Only the lines starting at the one with "Give me the Bokeh source for this chart." and ending at the one with "ry_end = right_ticks[-1] + AX_T / ppr" should be copied, exactly and with both ends kept.

— begin DATA PROVIDED —

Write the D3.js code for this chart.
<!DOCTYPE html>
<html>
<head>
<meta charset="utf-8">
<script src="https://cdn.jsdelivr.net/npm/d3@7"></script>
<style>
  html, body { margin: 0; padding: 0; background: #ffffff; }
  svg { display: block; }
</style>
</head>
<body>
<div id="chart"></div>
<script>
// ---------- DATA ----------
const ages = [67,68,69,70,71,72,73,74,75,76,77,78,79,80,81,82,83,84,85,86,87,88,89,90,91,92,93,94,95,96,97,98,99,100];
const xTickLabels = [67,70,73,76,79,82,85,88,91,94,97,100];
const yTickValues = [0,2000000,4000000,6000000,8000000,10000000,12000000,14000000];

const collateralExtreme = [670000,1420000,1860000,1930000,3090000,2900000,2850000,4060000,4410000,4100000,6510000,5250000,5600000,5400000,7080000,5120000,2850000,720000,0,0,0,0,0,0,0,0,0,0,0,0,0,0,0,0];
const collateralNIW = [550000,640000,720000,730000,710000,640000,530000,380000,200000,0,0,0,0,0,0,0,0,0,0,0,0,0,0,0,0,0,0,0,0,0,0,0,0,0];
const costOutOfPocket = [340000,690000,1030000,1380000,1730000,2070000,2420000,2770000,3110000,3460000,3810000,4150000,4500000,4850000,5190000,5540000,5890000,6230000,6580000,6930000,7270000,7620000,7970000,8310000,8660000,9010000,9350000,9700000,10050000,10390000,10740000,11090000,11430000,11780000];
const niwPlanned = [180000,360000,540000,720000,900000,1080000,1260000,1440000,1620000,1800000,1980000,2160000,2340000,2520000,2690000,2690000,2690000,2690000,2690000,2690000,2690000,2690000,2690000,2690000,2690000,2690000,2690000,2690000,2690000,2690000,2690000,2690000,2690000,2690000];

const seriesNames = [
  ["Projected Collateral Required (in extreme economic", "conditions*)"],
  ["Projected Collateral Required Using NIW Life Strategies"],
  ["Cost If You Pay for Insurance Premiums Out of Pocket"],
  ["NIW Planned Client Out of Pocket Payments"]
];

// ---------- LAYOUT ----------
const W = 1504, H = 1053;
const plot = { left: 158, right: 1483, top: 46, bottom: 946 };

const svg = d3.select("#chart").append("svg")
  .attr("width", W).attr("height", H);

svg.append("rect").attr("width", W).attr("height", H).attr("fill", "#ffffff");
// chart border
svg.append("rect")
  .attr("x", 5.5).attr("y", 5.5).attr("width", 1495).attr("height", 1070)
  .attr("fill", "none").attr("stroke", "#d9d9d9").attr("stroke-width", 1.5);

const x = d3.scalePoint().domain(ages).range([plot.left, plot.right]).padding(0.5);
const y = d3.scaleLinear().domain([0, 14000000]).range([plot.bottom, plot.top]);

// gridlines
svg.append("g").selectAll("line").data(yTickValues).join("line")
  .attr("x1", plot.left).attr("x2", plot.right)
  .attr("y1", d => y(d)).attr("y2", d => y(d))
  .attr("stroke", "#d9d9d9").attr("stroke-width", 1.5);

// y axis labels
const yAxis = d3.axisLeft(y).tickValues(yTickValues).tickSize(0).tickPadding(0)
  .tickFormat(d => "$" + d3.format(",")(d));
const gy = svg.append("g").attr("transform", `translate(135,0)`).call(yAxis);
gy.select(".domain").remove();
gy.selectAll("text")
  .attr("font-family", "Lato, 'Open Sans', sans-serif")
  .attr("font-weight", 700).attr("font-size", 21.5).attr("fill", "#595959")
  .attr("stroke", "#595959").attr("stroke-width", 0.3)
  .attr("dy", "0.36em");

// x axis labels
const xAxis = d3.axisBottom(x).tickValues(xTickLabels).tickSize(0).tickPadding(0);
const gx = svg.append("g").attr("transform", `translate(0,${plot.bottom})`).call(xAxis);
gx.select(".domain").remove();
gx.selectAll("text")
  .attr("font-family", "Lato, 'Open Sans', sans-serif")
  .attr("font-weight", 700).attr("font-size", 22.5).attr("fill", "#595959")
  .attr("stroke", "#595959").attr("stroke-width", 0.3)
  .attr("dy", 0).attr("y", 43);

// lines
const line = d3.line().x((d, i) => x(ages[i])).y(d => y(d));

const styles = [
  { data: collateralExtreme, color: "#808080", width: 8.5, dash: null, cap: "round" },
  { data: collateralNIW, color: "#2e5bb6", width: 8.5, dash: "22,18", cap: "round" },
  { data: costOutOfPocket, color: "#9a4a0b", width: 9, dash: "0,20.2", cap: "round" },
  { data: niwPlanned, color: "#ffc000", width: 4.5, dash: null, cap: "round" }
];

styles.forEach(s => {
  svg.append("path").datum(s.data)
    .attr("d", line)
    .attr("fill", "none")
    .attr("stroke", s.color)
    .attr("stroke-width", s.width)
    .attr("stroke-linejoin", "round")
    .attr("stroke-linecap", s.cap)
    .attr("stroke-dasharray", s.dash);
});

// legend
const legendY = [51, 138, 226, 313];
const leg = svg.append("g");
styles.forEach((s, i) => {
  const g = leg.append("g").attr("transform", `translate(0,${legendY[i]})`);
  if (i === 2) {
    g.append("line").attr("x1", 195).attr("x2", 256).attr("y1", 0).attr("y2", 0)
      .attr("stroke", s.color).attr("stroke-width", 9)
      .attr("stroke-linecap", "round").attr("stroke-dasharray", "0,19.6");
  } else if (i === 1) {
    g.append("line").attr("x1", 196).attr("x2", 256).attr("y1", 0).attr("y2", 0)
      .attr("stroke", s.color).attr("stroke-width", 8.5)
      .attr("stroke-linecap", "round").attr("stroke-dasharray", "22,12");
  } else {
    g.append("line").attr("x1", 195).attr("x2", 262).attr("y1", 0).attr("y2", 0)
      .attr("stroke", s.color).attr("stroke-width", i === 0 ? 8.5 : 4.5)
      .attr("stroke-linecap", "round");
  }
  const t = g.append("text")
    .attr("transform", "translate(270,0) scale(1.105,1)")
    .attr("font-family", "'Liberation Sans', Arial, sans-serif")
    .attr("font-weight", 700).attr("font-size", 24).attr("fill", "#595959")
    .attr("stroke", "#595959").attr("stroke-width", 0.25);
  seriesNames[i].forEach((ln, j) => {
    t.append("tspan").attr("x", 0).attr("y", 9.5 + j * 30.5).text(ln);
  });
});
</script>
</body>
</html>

— end DATA PROVIDED —
— begin DATA PROVIDED —

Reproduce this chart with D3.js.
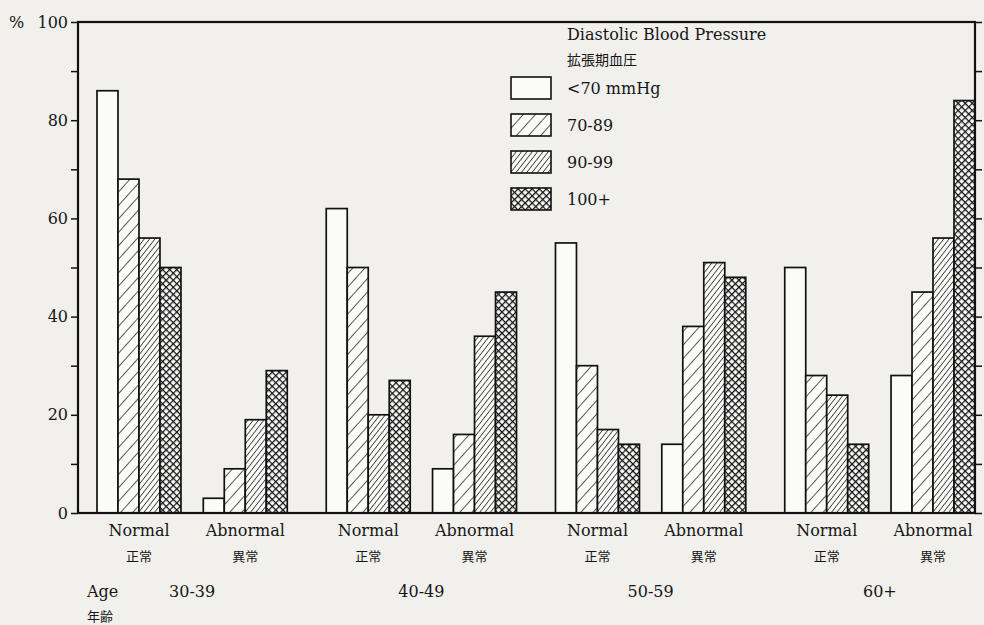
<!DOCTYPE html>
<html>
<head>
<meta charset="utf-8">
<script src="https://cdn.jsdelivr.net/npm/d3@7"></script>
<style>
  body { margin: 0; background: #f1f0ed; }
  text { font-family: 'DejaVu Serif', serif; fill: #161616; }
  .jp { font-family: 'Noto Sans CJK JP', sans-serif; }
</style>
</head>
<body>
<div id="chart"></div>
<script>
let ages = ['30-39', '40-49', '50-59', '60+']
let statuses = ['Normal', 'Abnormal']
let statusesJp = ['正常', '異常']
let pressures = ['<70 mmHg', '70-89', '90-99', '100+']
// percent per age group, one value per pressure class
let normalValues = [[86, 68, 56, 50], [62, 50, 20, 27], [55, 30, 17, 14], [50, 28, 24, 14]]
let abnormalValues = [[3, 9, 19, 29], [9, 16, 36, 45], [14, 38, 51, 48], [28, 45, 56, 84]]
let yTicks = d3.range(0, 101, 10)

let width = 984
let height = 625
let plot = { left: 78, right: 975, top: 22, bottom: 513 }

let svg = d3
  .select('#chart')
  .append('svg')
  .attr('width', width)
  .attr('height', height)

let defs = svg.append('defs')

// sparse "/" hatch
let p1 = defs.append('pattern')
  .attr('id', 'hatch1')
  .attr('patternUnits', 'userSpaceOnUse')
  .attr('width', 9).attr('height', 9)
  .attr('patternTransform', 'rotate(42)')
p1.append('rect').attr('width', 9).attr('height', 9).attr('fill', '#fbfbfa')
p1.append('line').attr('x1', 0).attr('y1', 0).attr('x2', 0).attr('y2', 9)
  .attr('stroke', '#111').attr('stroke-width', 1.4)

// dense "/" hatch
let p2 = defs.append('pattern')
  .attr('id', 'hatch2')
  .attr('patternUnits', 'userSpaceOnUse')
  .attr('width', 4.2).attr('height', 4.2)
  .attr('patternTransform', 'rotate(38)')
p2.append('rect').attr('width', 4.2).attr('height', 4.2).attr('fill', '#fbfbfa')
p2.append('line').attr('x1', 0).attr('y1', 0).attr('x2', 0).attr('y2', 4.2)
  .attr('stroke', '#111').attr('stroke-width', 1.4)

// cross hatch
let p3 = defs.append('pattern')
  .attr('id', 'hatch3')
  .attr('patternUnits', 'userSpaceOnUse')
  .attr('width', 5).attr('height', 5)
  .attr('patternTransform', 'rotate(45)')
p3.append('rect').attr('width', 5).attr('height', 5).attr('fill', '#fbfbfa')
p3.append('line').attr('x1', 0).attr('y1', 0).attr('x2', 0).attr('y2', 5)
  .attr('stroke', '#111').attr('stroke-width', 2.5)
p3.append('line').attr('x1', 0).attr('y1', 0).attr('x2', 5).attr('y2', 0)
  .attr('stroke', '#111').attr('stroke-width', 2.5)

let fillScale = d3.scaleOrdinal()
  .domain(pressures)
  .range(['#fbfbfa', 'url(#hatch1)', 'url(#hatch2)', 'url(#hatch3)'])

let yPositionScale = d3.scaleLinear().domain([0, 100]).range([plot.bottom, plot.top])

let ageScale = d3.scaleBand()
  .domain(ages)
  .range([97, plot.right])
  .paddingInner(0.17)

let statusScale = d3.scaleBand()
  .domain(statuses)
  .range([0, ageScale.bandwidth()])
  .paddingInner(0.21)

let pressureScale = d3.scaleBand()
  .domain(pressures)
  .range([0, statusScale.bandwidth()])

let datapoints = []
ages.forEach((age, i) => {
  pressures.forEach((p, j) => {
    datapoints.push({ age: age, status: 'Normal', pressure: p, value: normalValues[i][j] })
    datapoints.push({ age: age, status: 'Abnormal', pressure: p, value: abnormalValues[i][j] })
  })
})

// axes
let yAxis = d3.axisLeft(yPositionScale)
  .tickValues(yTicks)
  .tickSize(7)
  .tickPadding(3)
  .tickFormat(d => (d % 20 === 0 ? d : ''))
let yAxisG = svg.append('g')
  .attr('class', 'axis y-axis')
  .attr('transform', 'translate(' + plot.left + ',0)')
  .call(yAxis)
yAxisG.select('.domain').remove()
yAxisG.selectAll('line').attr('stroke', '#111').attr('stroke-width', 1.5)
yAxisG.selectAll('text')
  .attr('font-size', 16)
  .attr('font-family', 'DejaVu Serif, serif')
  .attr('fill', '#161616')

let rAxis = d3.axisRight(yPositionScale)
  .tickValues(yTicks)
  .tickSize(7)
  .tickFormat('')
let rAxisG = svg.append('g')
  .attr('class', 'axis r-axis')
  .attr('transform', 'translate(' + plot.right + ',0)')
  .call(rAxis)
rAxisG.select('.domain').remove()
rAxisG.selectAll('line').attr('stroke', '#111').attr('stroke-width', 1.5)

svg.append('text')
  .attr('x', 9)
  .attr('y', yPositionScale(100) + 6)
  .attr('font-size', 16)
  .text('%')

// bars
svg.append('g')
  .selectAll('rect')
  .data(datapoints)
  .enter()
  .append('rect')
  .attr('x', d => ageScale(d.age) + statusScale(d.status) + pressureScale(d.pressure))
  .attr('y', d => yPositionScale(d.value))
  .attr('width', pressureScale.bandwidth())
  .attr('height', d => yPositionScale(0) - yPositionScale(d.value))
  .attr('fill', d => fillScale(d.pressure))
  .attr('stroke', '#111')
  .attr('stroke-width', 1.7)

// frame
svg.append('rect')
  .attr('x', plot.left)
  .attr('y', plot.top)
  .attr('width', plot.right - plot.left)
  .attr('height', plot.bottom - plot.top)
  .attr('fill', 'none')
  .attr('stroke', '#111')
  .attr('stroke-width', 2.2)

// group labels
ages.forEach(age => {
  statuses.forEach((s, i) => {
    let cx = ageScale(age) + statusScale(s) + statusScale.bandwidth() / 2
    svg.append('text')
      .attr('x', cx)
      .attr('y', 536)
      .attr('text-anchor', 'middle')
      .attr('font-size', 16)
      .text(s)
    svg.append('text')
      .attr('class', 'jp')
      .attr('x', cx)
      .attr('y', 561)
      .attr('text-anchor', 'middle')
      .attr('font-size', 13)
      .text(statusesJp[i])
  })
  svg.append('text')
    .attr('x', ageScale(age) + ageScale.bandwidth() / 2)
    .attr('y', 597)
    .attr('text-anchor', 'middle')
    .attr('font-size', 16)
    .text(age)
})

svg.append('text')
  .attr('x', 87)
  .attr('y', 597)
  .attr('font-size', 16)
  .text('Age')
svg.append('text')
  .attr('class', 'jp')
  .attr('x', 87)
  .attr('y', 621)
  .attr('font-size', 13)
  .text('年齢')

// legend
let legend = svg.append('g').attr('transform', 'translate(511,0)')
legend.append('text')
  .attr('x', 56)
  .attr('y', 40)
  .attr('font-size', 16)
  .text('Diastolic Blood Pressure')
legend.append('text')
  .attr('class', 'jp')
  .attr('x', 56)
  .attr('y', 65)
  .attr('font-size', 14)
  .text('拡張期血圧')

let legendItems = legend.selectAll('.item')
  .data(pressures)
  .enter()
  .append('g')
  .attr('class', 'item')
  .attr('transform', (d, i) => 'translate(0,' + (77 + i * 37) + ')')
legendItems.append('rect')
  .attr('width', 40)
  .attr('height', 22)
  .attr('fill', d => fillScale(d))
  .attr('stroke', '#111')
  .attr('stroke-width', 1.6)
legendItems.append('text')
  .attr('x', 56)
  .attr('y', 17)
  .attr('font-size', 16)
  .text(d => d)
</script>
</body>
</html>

— end DATA PROVIDED —
— begin DATA PROVIDED —

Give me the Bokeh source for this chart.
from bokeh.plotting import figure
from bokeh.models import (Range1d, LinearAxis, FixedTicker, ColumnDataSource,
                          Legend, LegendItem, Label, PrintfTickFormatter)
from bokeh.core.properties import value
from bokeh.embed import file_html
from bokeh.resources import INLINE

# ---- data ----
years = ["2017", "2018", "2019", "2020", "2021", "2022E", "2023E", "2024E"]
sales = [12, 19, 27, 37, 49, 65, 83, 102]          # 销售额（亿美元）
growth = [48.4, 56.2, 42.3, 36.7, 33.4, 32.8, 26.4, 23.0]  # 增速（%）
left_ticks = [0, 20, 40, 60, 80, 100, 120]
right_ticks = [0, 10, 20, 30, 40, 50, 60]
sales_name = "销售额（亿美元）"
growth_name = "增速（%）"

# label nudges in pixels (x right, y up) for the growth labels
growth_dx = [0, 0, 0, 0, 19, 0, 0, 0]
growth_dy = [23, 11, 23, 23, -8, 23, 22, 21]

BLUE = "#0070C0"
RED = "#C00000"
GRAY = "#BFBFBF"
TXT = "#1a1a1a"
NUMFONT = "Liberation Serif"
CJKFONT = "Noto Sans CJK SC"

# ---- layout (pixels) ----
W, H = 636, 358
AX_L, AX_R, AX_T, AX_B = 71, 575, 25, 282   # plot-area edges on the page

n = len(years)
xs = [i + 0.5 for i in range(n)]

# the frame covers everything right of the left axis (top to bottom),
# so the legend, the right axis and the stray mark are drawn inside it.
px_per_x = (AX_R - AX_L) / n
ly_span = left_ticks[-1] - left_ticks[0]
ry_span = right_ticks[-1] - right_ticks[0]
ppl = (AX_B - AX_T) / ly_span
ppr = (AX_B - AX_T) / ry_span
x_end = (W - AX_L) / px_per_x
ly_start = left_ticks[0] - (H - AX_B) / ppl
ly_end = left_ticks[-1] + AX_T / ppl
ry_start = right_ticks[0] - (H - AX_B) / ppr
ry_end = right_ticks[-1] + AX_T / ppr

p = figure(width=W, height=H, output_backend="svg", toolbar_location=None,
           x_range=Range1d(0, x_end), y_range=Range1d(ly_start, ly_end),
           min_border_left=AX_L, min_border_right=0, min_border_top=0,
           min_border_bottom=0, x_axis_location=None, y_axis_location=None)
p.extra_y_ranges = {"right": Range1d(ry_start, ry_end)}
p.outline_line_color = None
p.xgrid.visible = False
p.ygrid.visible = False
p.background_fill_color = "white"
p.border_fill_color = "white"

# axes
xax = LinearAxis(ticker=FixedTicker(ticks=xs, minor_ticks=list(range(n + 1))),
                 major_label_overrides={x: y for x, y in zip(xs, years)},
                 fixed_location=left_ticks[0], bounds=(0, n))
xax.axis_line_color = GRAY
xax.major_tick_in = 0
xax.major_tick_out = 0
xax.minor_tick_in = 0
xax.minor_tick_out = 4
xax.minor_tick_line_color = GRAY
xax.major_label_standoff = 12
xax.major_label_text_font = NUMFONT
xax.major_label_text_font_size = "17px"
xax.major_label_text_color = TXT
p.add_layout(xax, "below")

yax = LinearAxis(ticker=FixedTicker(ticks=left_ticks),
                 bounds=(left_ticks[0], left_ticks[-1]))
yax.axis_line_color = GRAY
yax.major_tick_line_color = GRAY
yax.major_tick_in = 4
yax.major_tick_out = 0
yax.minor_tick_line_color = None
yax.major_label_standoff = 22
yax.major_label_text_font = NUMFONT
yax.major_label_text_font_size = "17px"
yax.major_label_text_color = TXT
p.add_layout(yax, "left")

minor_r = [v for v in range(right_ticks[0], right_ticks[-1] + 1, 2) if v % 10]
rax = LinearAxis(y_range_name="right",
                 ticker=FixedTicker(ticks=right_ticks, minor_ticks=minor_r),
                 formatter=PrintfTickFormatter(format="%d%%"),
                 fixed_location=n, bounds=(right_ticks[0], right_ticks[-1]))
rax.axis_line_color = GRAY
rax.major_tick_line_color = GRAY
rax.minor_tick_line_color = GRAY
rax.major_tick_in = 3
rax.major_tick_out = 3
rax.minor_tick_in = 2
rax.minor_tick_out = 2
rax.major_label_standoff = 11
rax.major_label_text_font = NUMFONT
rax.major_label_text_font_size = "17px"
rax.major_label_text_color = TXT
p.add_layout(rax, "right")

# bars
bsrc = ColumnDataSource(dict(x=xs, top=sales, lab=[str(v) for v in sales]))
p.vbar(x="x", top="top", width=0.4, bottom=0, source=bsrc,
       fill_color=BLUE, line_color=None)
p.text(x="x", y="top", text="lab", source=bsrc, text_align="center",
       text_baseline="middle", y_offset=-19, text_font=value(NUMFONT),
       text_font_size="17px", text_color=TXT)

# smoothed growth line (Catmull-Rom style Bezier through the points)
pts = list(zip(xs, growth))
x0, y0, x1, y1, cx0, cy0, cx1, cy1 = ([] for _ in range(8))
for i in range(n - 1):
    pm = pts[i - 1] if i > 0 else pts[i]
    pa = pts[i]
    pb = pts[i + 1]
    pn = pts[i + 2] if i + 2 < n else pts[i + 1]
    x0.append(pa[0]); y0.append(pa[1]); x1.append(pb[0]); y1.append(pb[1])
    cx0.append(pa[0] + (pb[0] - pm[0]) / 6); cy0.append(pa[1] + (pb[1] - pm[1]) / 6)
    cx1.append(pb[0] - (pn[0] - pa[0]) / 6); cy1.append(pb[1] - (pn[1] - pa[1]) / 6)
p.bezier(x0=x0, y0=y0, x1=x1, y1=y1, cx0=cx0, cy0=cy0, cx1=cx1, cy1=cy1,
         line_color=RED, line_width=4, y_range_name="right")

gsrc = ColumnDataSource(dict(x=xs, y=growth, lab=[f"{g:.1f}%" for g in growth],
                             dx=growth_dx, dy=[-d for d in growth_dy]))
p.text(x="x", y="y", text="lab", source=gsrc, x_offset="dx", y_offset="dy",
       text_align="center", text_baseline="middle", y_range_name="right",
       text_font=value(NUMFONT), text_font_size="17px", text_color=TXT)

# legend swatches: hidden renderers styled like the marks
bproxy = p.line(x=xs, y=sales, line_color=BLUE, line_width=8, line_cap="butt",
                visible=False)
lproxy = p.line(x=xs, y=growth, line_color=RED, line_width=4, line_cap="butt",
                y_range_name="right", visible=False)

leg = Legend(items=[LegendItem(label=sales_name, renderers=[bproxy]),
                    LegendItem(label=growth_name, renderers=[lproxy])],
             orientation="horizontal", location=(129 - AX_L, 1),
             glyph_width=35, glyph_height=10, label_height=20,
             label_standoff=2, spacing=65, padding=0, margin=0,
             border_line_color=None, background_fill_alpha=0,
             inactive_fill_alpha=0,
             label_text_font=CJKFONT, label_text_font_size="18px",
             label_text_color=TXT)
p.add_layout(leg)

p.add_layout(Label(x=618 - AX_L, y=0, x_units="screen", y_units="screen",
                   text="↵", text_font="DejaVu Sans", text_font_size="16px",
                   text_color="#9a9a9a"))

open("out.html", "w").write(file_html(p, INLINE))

— end DATA PROVIDED —

▶ **RESULT FOR THIS EXERCISE**
Give me the Bokeh source for this chart.
from bokeh.plotting import figure
from bokeh.models import (Range1d, LinearAxis, FixedTicker, ColumnDataSource,
                          Legend, LegendItem, Label, PrintfTickFormatter)
from bokeh.core.properties import value
from bokeh.embed import file_html
from bokeh.resources import INLINE

# ---- data ----
years = ["2017", "2018", "2019", "2020", "2021", "2022E", "2023E", "2024E"]
sales = [12, 19, 27, 37, 49, 65, 83, 102]          # 销售额（亿美元）
growth = [48.4, 56.2, 42.3, 36.7, 33.4, 32.8, 26.4, 23.0]  # 增速（%）
left_ticks = [0, 20, 40, 60, 80, 100, 120]
right_ticks = [0, 10, 20, 30, 40, 50, 60]
sales_name = "销售额（亿美元）"
growth_name = "增速（%）"

# label nudges in pixels (x right, y up) for the growth labels
growth_dx = [0, 0, 0, 0, 19, 0, 0, 0]
growth_dy = [23, 11, 23, 23, -8, 23, 22, 21]

BLUE = "#0070C0"
RED = "#C00000"
GRAY = "#BFBFBF"
TXT = "#1a1a1a"
NUMFONT = "Liberation Serif"
CJKFONT = "Noto Sans CJK SC"

# ---- layout (pixels) ----
W, H = 636, 358
AX_L, AX_R, AX_T, AX_B = 71, 575, 25, 282   # plot-area edges on the page

n = len(years)
xs = [i + 0.5 for i in range(n)]

# the frame covers everything right of the left axis (top to bottom),
# so the legend, the right axis and the stray mark are drawn inside it.
px_per_x = (AX_R - AX_L) / n
ly_span = left_ticks[-1] - left_ticks[0]
ry_span = right_ticks[-1] - right_ticks[0]
ppl = (AX_B - AX_T) / ly_span
ppr = (AX_B - AX_T) / ry_span
x_end = (W - AX_L) / px_per_x
ly_start = left_ticks[0] - (H - AX_B) / ppl
ly_end = left_ticks[-1] + AX_T / ppl
ry_start = right_ticks[0] - (H - AX_B) / ppr
ry_end = right_ticks[-1] + AX_T / ppr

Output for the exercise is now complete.